F.W. Woolworth & Eva Perón
Tuesday, July 09, 2019
My grandmother María de los Dolores Reyes de Irureta Goyena
(everybody called her Lolita and I called her Abue) made fun of people who
would blurt out opinions on psychological issues. She would say, “Tiene un
doctorado de F.W.Woolworth, “or “That person has a doctorate from F.W.
Woolworth.”
So I wonder what she would make of this blog.
As a little boy in Buenos Aires we lived in a house with few
rooms. Until I was 6, when they moved me to a room outside built for live-in
cooks, I was privy to my mother’s toilette. Because Eva Perón had made it
fashionable (or perhaps it was coincidental) my mother would sit in front of
mirror and wrap her long hair around and artificial doughnut-shaped device so
she could have a bun in the back of her head. I remember her using some sort of
eye cup that she would place on her eye and I thought that she had a removable
eyeball which she was washing clean.
In my later years she made herself up while I watched.
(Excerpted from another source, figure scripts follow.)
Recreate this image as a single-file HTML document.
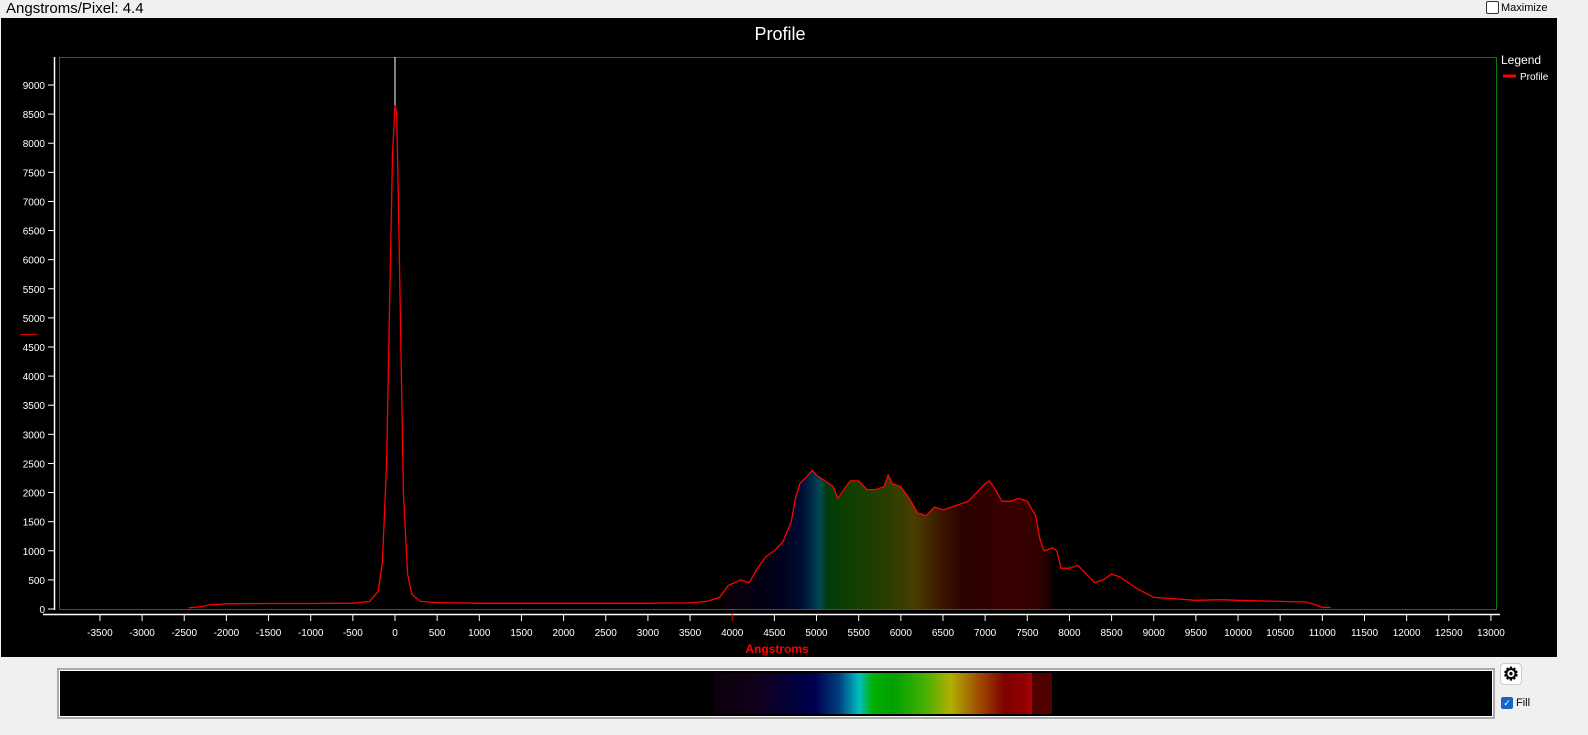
<!DOCTYPE html>
<html><head><meta charset="utf-8"><style>
body{margin:0;width:1588px;height:735px;background:#f0f0f0;font-family:"Liberation Sans",sans-serif;position:relative;overflow:hidden}
.abs{position:absolute}
</style></head><body>
<div class="abs" style="left:6px;top:0px;font-size:15px;color:#000">Angstroms/Pixel: 4.4</div>
<div class="abs" style="left:1486px;top:1px;font-size:11px;color:#000;display:flex;align-items:center"><span style="display:inline-block;width:11px;height:11px;border:1px solid #333;border-radius:2px;background:#fff;margin-right:2px"></span>Maximize</div>
<svg id="chart" class="abs" style="left:0;top:0" width="1588" height="735">
<rect x="1" y="18" width="1556" height="639" fill="#000"/>
<text x="780" y="40" fill="#fff" font-size="18" text-anchor="middle">Profile</text>
<rect x="59.5" y="57.5" width="1437" height="552" fill="none" stroke="#0a7a0a"/>
<text x="1501" y="64" fill="#fff" font-size="12">Legend</text>
<line x1="1503" y1="76" x2="1516" y2="76" stroke="#f00" stroke-width="3"/>
<text x="1520" y="80" fill="#fff" font-size="10">Profile</text>
<text x="777" y="653" fill="#f00" font-size="12" font-weight="bold" text-anchor="middle">Angstroms</text>
<line x1="20" y1="334.5" x2="38" y2="334.5" stroke="#c00"/>
<defs><linearGradient id="spec" gradientUnits="userSpaceOnUse" x1="725" x2="1052" y1="0" y2="0">
<stop offset="0" stop-color="#0a0008"/><stop offset="0.15" stop-color="#000018"/><stop offset="0.23" stop-color="#000a30"/><stop offset="0.27" stop-color="#00304a"/><stop offset="0.29" stop-color="#004b55"/><stop offset="0.31" stop-color="#003a10"/><stop offset="0.36" stop-color="#0a3e00"/><stop offset="0.5" stop-color="#2c3e00"/><stop offset="0.58" stop-color="#4a3c00"/><stop offset="0.66" stop-color="#3c1800"/><stop offset="0.73" stop-color="#2a0000"/><stop offset="0.88" stop-color="#3a0000"/><stop offset="0.96" stop-color="#300000"/><stop offset="1" stop-color="#140000"/></linearGradient></defs>
<g id="fillg"></g><g id="axes"></g><g id="lineg"></g>
</svg>
<div class="abs" style="left:57px;top:668px;width:1434px;height:47px;border:2px solid #aaa;background:#000;box-shadow:inset 0 0 0 1px #fff">
<div class="abs" style="left:655px;top:3px;width:338px;height:41px;background:linear-gradient(to right,#0c000c 0%,#12001a 12%,#000040 25%,#000050 30%,#004080 37%,#00c0c0 43%,#00b000 47%,#00a000 53%,#40b000 62%,#b0b000 70%,#a05000 78%,#800000 86%,#900000 92%,#b00000 94%,#900000 100%)"></div>
<div class="abs" style="left:973px;top:3px;width:20px;height:41px;background:#500000"></div>
</div>
<div class="abs" style="left:1500px;top:663px;width:20px;height:20px;border:1px solid #ccc;border-radius:4px;background:#fff;font-size:18px;line-height:20px;text-align:center;color:#000;font-weight:bold">⚙</div>
<div class="abs" style="left:1501px;top:697px;font-size:11px;display:flex;align-items:center"><span style="display:inline-block;width:12px;height:12px;background:#1466c6;border-radius:2px;color:#fff;font-size:9px;line-height:12px;text-align:center;margin-right:3px">✓</span>Fill</div>
<script>
const wavelengths=[-2450,-2300,-2200,-2000,-1500,-1000,-500,-300,-200,-150,-100,-60,-30,0,20,40,70,100,150,200,300,500,1000,1500,2000,2500,3000,3500,3700,3850,3950,4100,4200,4300,4400,4500,4600,4700,4750,4800,4900,4950,5000,5100,5200,5250,5300,5400,5500,5600,5700,5800,5850,5900,6000,6100,6200,6300,6400,6500,6600,6700,6800,6900,7000,7050,7100,7200,7300,7400,7500,7600,7650,7700,7800,7850,7900,8000,8100,8200,8300,8400,8500,8600,8800,9000,9200,9500,9800,10000,10200,10500,10800,10900,11000,11100];
const intensity=[20,40,70,90,95,95,100,130,300,800,2500,5500,7800,8650,8500,7000,4500,2000,600,250,130,110,100,100,100,100,100,105,130,200,400,500,450,700,900,1000,1150,1500,1900,2150,2300,2380,2300,2200,2100,1900,2000,2200,2200,2050,2050,2100,2300,2150,2100,1900,1650,1600,1750,1700,1750,1800,1850,2000,2150,2200,2100,1850,1850,1900,1850,1600,1200,1000,1050,1000,700,700,750,600,450,500,600,550,350,200,180,150,160,150,140,130,120,80,30,25];
const xTicks=[];for(let v=-3500;v<=13000;v+=500)xTicks.push(v);
const yTicks=[];for(let v=0;v<=9000;v+=500)yTicks.push(v);
const fillStart=3900, fillEnd=7800;
const X=v=>395+(v-0)*(1491-100)/16500;
const Y=v=>609-v*(609-85)/9000;
const NS="http://www.w3.org/2000/svg";
function mk(t,a,p){const e=document.createElementNS(NS,t);for(const k in a)e.setAttribute(k,a[k]);p.appendChild(e);return e;}
const axes=document.getElementById('axes');
const xl=mk('line',{x1:43,y1:614.5,x2:1500,y2:614.5,stroke:'#fff','stroke-width':1.5},axes);


const yl=mk('line',{x1:54.5,y1:57,x2:54.5,y2:610,stroke:'#fff','stroke-width':1.5},axes);


xTicks.forEach(v=>{const x=X(v);
 mk('line',{x1:x,y1:614,x2:x,y2:621,stroke:v===4000?'#f00':'#fff'},axes);
 const t=mk('text',{x:x,y:636,fill:'#fff','font-size':10,'text-anchor':'middle'},axes);t.textContent=v;
 
 });
yTicks.forEach(v=>{const y=Y(v);
 mk('line',{x1:48,y1:y,x2:54,y2:y,stroke:'#fff'},axes);
 const t=mk('text',{x:45,y:y+4,fill:'#fff','font-size':10,'text-anchor':'end'},axes);t.textContent=v;
 
 });
let d='';wavelengths.forEach((w,i)=>{d+=(i?'L':'M')+X(w).toFixed(1)+','+Y(intensity[i]).toFixed(1);});
function interp(w){for(let i=1;i<wavelengths.length;i++){if(wavelengths[i]>=w){const a=wavelengths[i-1],b=wavelengths[i];return intensity[i-1]+(intensity[i]-intensity[i-1])*(w-a)/(b-a);}}return 0;}
let fd='M'+X(fillStart)+','+Y(0)+'L'+X(fillStart)+','+Y(interp(fillStart));
wavelengths.forEach((w,i)=>{if(w>fillStart&&w<fillEnd)fd+='L'+X(w).toFixed(1)+','+Y(intensity[i]).toFixed(1);});
fd+='L'+X(fillEnd)+','+Y(interp(fillEnd))+'L'+X(fillEnd)+','+Y(0)+'Z';
const fp=mk('path',{d:fd,fill:'url(#spec)'},document.getElementById('fillg'));


const wl=mk('line',{x1:X(0),y1:57,x2:X(0),y2:Y(8650),stroke:'#fff'},document.getElementById('lineg'));


const lp=mk('path',{d:d,fill:'none',stroke:'#f00','stroke-width':1.3},document.getElementById('lineg'));


</script>
</body></html>
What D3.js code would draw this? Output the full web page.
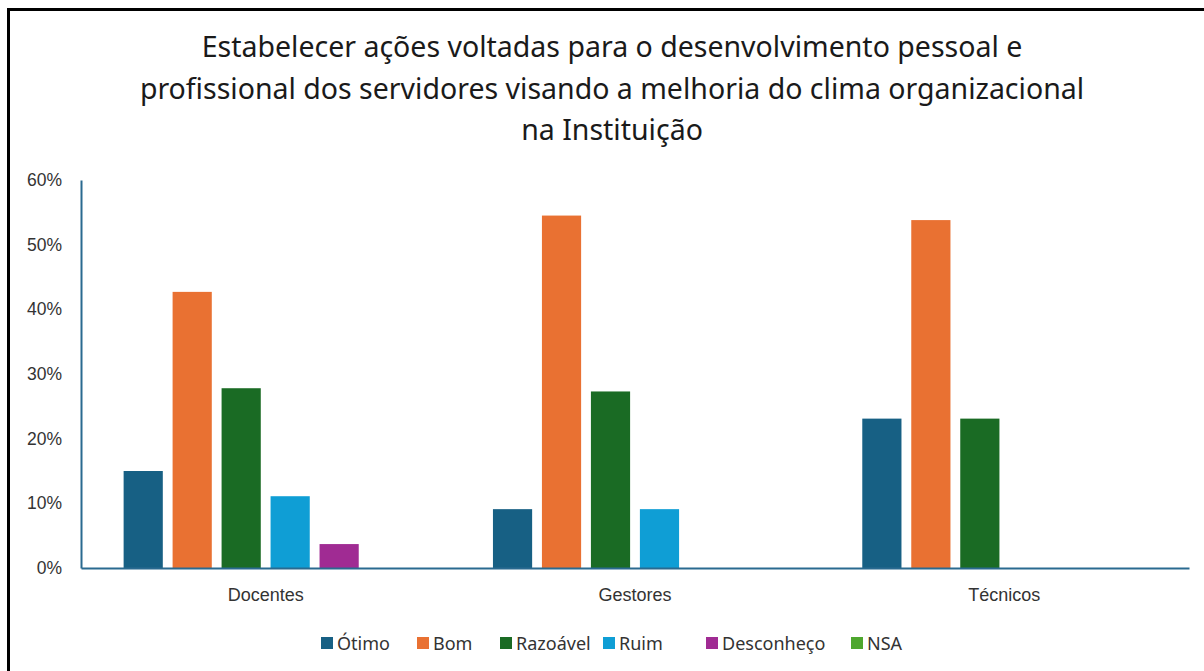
<!DOCTYPE html>
<html>
<head>
<meta charset="utf-8">
<script src="https://cdn.jsdelivr.net/npm/d3@7"></script>
<style>
  body { margin: 0; background: #fff; }
  svg { display: block; }
</style>
</head>
<body>
<svg id="chart" width="1204" height="671"></svg>
<script>
var titleLines = [
  "Estabelecer ações voltadas para o desenvolvimento pessoal e",
  "profissional dos servidores visando a melhoria do clima organizacional",
  "na Instituição"
];
var categories = ["Docentes", "Gestores", "Técnicos"];
var seriesNames = ["Ótimo", "Bom", "Razoável", "Ruim", "Desconheço", "NSA"];
var seriesColors = ["#176084", "#e97132", "#1a6b24", "#0f9ed5", "#a02b93", "#4ea72e"];
// values in %, one array per series (Docentes, Gestores, Técnicos)
var otimo = [15.0, 9.1, 23.1];
var bom = [42.7, 54.5, 53.8];
var razoavel = [27.8, 27.3, 23.1];
var ruim = [11.1, 9.1, 0];
var desconheco = [3.7, 0, 0];
var nsa = [0, 0, 0];
var yTicks = [0, 10, 20, 30, 40, 50, 60];

var seriesValues = [otimo, bom, razoavel, ruim, desconheco, nsa];

var svg = d3.select("#chart");

// frame
svg.append("rect")
  .attr("x", 8.5).attr("y", 9.5)
  .attr("width", 1220).attr("height", 700)
  .attr("fill", "none")
  .attr("stroke", "#000")
  .attr("stroke-width", 3);

// title
svg.append("g").selectAll("text")
  .data(titleLines)
  .join("text")
  .attr("x", 612)
  .attr("y", function(d, i) { return 57 + i * 41.5; })
  .attr("text-anchor", "middle")
  .attr("font-family", "'Noto Sans', sans-serif")
  .attr("font-size", 28.5)
  .attr("fill", "#1a1a1a")
  .text(function(d) { return d; });

var plotLeft = 81, plotRight = 1189, plotTop = 180, plotBottom = 568;

var x0 = d3.scaleBand().domain(categories).range([plotLeft, plotRight]);
var x1 = d3.scaleBand().domain(seriesNames)
  .range([0, x0.bandwidth()])
  .paddingInner(0.2)
  .paddingOuter(0.87);
var y = d3.scaleLinear().domain([0, 60]).range([plotBottom, plotTop]);

// bars
var groups = svg.append("g").selectAll("g")
  .data(seriesNames)
  .join("g")
  .attr("fill", function(d, i) { return seriesColors[i]; });

groups.selectAll("rect")
  .data(function(d, i) {
    return categories.map(function(c, j) { return { cat: c, s: d, v: seriesValues[i][j] }; })
      .filter(function(e) { return e.v > 0; });
  })
  .join("rect")
  .attr("x", function(d) { return x0(d.cat) + x1(d.s); })
  .attr("width", x1.bandwidth())
  .attr("y", function(d) { return y(d.v); })
  .attr("height", function(d) { return plotBottom - y(d.v); });

// y axis
var yAxis = svg.append("g")
  .attr("transform", "translate(" + plotLeft + ",0)")
  .call(d3.axisLeft(y).tickValues(yTicks).tickSize(0).tickPadding(19)
    .tickFormat(function(d) { return d + "%"; }));
yAxis.select(".domain").attr("stroke", "#2a6a90").attr("stroke-width", 2);
yAxis.selectAll("text")
  .attr("font-family", "'Liberation Sans', Arial, sans-serif")
  .attr("font-size", 17.5)
  .attr("fill", "#333");

// x axis
var xAxis = svg.append("g")
  .attr("transform", "translate(0," + plotBottom + ")")
  .call(d3.axisBottom(x0).tickSize(0).tickPadding(20));
xAxis.select(".domain").attr("stroke", "#2a6a90").attr("stroke-width", 2);
xAxis.selectAll("text")
  .attr("font-family", "'Liberation Sans', Arial, sans-serif")
  .attr("font-size", 18)
  .attr("fill", "#333");

// legend
var legendX = [321, 417, 500, 603, 706, 851];
var legend = svg.append("g").selectAll("g")
  .data(seriesNames)
  .join("g")
  .attr("transform", function(d, i) { return "translate(" + legendX[i] + ",643)"; });
legend.append("rect")
  .attr("x", 0).attr("y", -6)
  .attr("width", 12).attr("height", 12)
  .attr("fill", function(d, i) { return seriesColors[i]; });
legend.append("text")
  .attr("x", 16).attr("y", 6.5)
  .attr("font-family", "'Noto Sans', sans-serif")
  .attr("font-size", 18)
  .attr("fill", "#333")
  .text(function(d) { return d; });
</script>
</body>
</html>
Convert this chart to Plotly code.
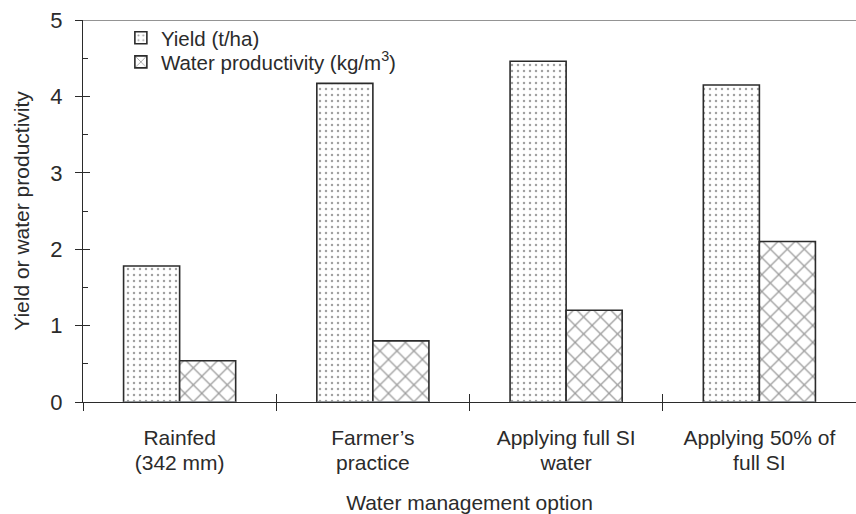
import plotly.graph_objects as go

# Water management options (x categories), each label split over two lines
label_line1 = ["Rainfed", "Farmer\u2019s", "Applying full SI", "Applying 50% of"]
label_line2 = ["(342 mm)", "practice", "water", "full SI"]
options = [a + " " + b for a, b in zip(label_line1, label_line2)]

yield_t_ha = [1.78, 4.17, 4.46, 4.15]
water_prod = [0.54, 0.80, 1.20, 2.10]

FONT = "Liberation Sans, Arial, Helvetica, sans-serif"
INK = "#2b2b2b"

fig = go.Figure()
fig.add_trace(go.Bar(
    x=options, y=yield_t_ha, name="Yield (t/ha)", legend="legend",
    marker=dict(color="white", line=dict(color=INK, width=1.6),
                pattern=dict(shape=".", size=6, solidity=0.14,
                             fgcolor="#444444", bgcolor="white")),
))
fig.add_trace(go.Bar(
    x=options, y=water_prod, name="Water productivity (kg/m<sup>3</sup>)",
    legend="legend2",
    marker=dict(color="white", line=dict(color=INK, width=1.6),
                pattern=dict(shape="x", size=12, solidity=0.2,
                             fgcolor="#3a3a3a", bgcolor="white")),
))
# invisible trace carrying the inner tick axes
fig.add_trace(go.Bar(x=options, y=[0, 0, 0, 0], xaxis="x2", yaxis="y2",
                     showlegend=False, hoverinfo="skip",
                     marker=dict(color="rgba(0,0,0,0)")))

legend_style = dict(xanchor="left", yanchor="middle",
                    font=dict(size=20.5, color=INK, family=FONT),
                    bgcolor="rgba(0,0,0,0)", itemwidth=30)

fig.update_layout(
    width=856, height=514,
    margin=dict(l=83, r=0, t=20, b=112),
    paper_bgcolor="white", plot_bgcolor="white",
    barmode="group", bargap=0.42, bargroupgap=0,
    font=dict(family=FONT, color=INK),
    showlegend=True,
    legend=dict(x=0.049, y=0.953, **legend_style),
    legend2=dict(x=0.049, y=0.890, **legend_style),
    xaxis=dict(
        type="category", range=[-0.5, 3.5], tickson="boundaries",
        tickmode="array", tickvals=options, ticktext=label_line1,
        ticks="outside", ticklen=8, tickwidth=1.2, tickcolor=INK,
        showline=True, linecolor=INK, linewidth=1.2,
        showgrid=False, zeroline=False, automargin=False,
        tickfont=dict(size=21, color=INK), ticklabelstandoff=17,
    ),
    xaxis2=dict(
        type="category", range=[-0.5, 3.5], overlaying="x", anchor="y",
        side="bottom", tickson="boundaries",
        tickmode="array", tickvals=options, ticktext=label_line2,
        ticks="inside", ticklen=8, tickwidth=1.2, tickcolor=INK,
        showgrid=False, zeroline=False, showline=False, automargin=False,
        tickfont=dict(size=21, color=INK), ticklabelstandoff=46,
        title=dict(text="Water management option", font=dict(size=21),
                   standoff=24),
    ),
    yaxis=dict(
        range=[0, 5], tickvals=[0, 1, 2, 3, 4, 5],
        ticks="outside", ticklen=7, tickwidth=1.2, tickcolor=INK,
        showline=True, linecolor=INK, linewidth=1.2,
        showgrid=False, zeroline=False, automargin=False,
        tickfont=dict(size=22, color=INK), ticklabelstandoff=8,
        title=dict(text="Yield or water productivity",
                   font=dict(size=21), standoff=14),
    ),
    yaxis2=dict(
        range=[0, 5], overlaying="y", anchor="x", side="left",
        tickvals=[0, 1, 2, 3, 4, 5],
        ticks="inside", ticklen=7, tickwidth=1.2, tickcolor=INK,
        minor=dict(tickvals=[0.5, 1.5, 2.5, 3.5, 4.5], ticks="inside",
                   ticklen=5, tickwidth=1.2, tickcolor=INK),
        showticklabels=False, showgrid=False, zeroline=False,
        showline=False, automargin=False,
    ),
)

# upper frame line at the top of the value range
fig.add_shape(type="line", xref="paper", yref="y", x0=0, x1=1, y0=5, y1=5,
              line=dict(color=INK, width=1.2))

fig.write_html("out.html")
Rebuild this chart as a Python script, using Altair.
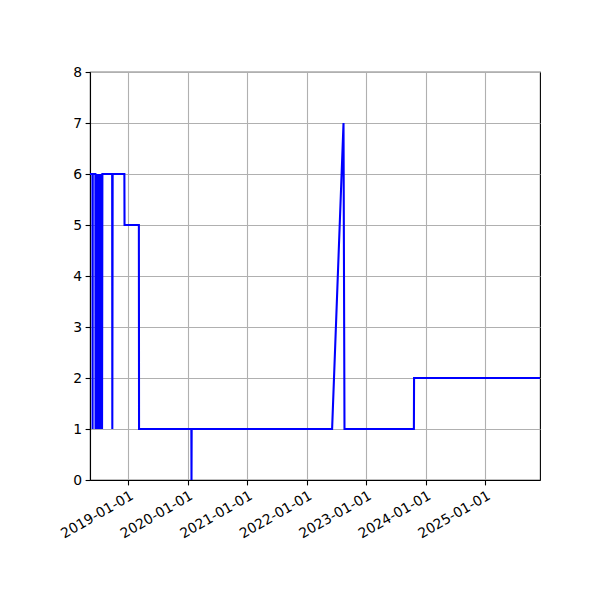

When I married my Rosemary in 1968 I was the one who applied
eyeliner (I still have a steady hand) and makeup on her.
I am drawn to women who look at themselves in the mirror and
put one lipstick. I find it erotic. My Abue would just laugh it off and say, “Eres
un artista como yo, por eso eres raro.”
That translates to, “You are an artist like me so that is why you are
strange.”
In my many years of photography I can show off dramatic
portraits and elaborate photographs with complicated lighting setups. But dear
to my heart are the photographs that I took at the Marble Arch Hotel in this
one room and on this one bed of at least 10 beautiful women and one very goodlooking man and another.
There is a simplicity and freedom of shooting with a Nikon
FM-2 with very fast Kodak Film (3200 ISO) that somehow is lost with the best
digital camera money can buy. Holding a camera with so much metal and knowing
that its shutter is very thin titanium is part of the charm.
When you add to all that a woman like Claire Love (she
disappeared some years in France) who has this melancholy face, I try to think
how it was. Did I direct her? Did I just follow her actions? I know I told her to bring a cheap suitcase
and the teddy bear you see on the night stand. There are some photographs that
show her body in its entirety. They may have happened as the session progressed.
But I have no memory. I cannot ever remember her voice which must have been a
quiet one. She had elegance in spades.
But these photographs prove that it all happened and that
who would even suspect that in my mind there is a connection with Eva Perón?
Abue would quote something about that five and dime store of yore.